The UK-based Privy Council has rejected an application from Cayman’s Cruise Port Referendum (CPR) for leave to challenge the Cayman Islands Court of Appeal’s decision on people-initiated referendums.
The case surrounds an appeal made by local activist Shirley Roulstone’s in connection with a legal case relating to the Cruise Port Referendum campaign, in which she challenged the constitutionality of the previous government’s decision to set a referendum on the cruise berthing project before it had passed general legislation relating to people-initiated polls.

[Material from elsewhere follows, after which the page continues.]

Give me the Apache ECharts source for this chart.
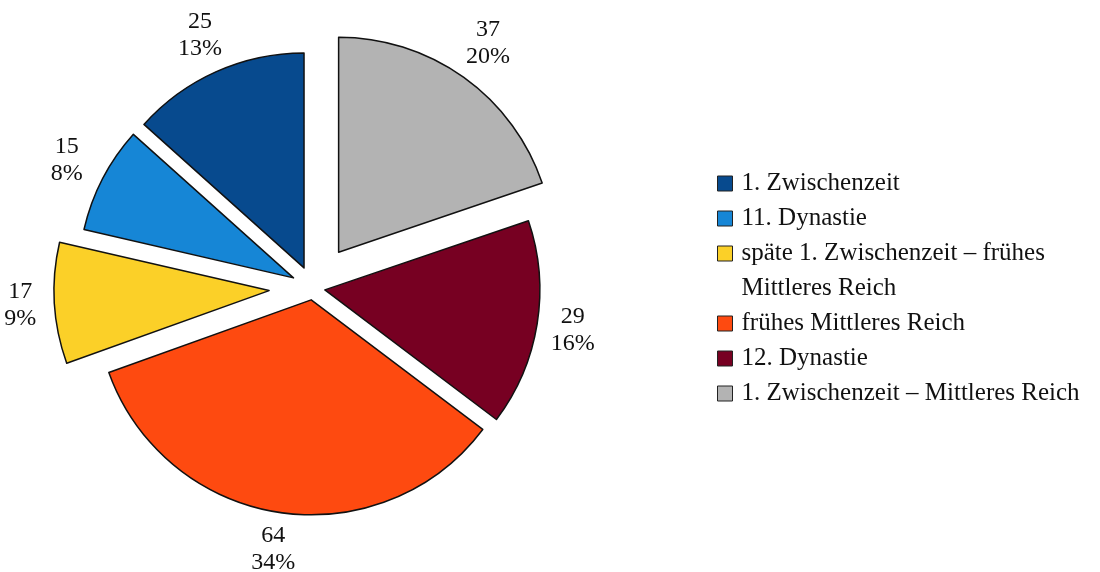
<!DOCTYPE html>
<html><head><meta charset="utf-8">
<script src="https://cdn.jsdelivr.net/npm/echarts@6/dist/echarts.min.js"></script>
<style>html,body{margin:0;padding:0;background:#fff}#c{width:1100px;height:572px}</style>
</head><body><div id="c"></div>
<script>
// ---- data ----
const categories = [
  '1. Zwischenzeit',
  '11. Dynastie',
  'späte 1. Zwischenzeit – frühes Mittleres Reich',
  'frühes Mittleres Reich',
  '12. Dynastie',
  '1. Zwischenzeit – Mittleres Reich'
];
const counts = [25, 15, 17, 64, 29, 37];

// ---- styles ----
const colors = ['#074a8e', '#1686d6', '#fbd028', '#fe4a10', '#770022', '#b3b3b3'];
const explode = [22, 22, 44, 12, 12, 44];   // how far each slice is pulled out
const FONT = 'Liberation Serif';
const R = 215, CENTER = [313, 288], START = 90;
const LABEL_W = 48, GAP = 13, HALF_W = 20, HALF_H = 21;
const LEGEND_SIZE = 25, LEGEND_LINE = 35, LEGEND_MAX = 355;

const total = counts.reduce((a, b) => a + b, 0);
let cum = 0;
const mids = counts.map(v => { const m = START + (cum + v / 2) / total * 360; cum += v; return m * Math.PI / 180; });

const groups = [...new Set(explode)];
const series = groups.map(off => ({
  type: 'pie',
  center: CENTER,
  radius: R,
  startAngle: START,
  clockwise: false,
  selectedMode: 'multiple',
  selectedOffset: off,
  avoidLabelOverlap: false,
  percentPrecision: 0,
  animation: false,
  emphasis: { disabled: true },
  label: {
    position: 'outside',
    formatter: '{v|{c}}\n{v|{d}%}',
    distanceToLabelLine: -LABEL_W / 2,
    rich: { v: { width: LABEL_W, align: 'center', fontFamily: FONT, fontSize: 24, lineHeight: 27, color: '#111' } }
  },
  labelLine: { show: false, length2: 0 },
  data: categories.map((name, i) => {
    const own = explode[i] === off;
    const dx = Math.cos(mids[i]), dy = Math.sin(mids[i]);
    return {
      name: name,
      value: counts[i],
      selected: own,
      itemStyle: own ? { color: colors[i], borderColor: '#111', borderWidth: 1.5 }
                     : { color: 'rgba(0,0,0,0)', borderWidth: 0 },
      label: { show: own },
      labelLine: { show: false, length: GAP + HALF_W * Math.abs(dx) + HALF_H * Math.abs(dy) }
    };
  })
}));

// wrap long legend names; icon stays level with the first line
const measure = document.createElement('canvas').getContext('2d');
measure.font = LEGEND_SIZE + 'px "' + FONT + '"';
function wrap(name) {
  const words = name.split(' ');
  const lines = [];
  let cur = '';
  words.forEach(w => {
    const t = cur ? cur + ' ' + w : w;
    if (cur && measure.measureText(t).width > LEGEND_MAX) { lines.push(cur); cur = w; }
    else cur = t;
  });
  lines.push(cur);
  return lines;
}
function legendFormatter(name) {
  const lines = wrap(name);
  return lines.length > 1 ? '{pad|}\n' + lines.join('\n') : name;
}

const legendBase = {
  orient: 'vertical', left: 717, padding: 0, itemGap: 0,
  itemWidth: 15, itemHeight: 15, icon: 'rect', selectedMode: false,
  itemStyle: { borderColor: '#222', borderWidth: 1 },
  formatter: legendFormatter,
  textStyle: { fontFamily: FONT, fontSize: LEGEND_SIZE, lineHeight: LEGEND_LINE, color: '#111',
               padding: [0, 0, 0, 4],
               rich: { pad: { height: LEGEND_LINE, lineHeight: LEGEND_LINE } } }
};
const legendItem = i => ({ name: categories[i], itemStyle: { color: colors[i] } });

const chart = echarts.init(document.getElementById('c'));
chart.setOption({
  backgroundColor: '#fff',
  animation: false,
  legend: [
    Object.assign({}, legendBase, { top: 166, data: [legendItem(0), legendItem(1)] }),
    Object.assign({}, legendBase, { top: 201, data: [legendItem(2), legendItem(3), legendItem(4), legendItem(5)] })
  ],
  series: series
});
</script>
</body></html>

With this decision, the government does not need to pass a general law on referendums and if it chooses can legislate for each individual ballot, leaving the rules that provide or this constitutional right open to the political fancy of whichever administration is in office.
Roulstone had appealed to the British high court after the Cayman Islands Court of Appeal overturned the Grand Court March 2020 ruling last summer. Acting Judge Tim Owen had ruled that section 70 of the Constitution, which paves the way for people-initiated referendums (PIRs), needed a general referendum law for such ballots to set the parameters.
However, the government embarked on a successful appeal, which led Roulstone and the CPR campaign to take the case to London.
Based on the ruling handed down by the Privy Council on April 28, the Parliament in this British Overseas territory must enact separate pieces of legislation for each referendum.
Attorney General Sam Bulgin has welcomed what he said was “helpful clarification of the Constitutional position, given the understandable public interest surrounding this issue”.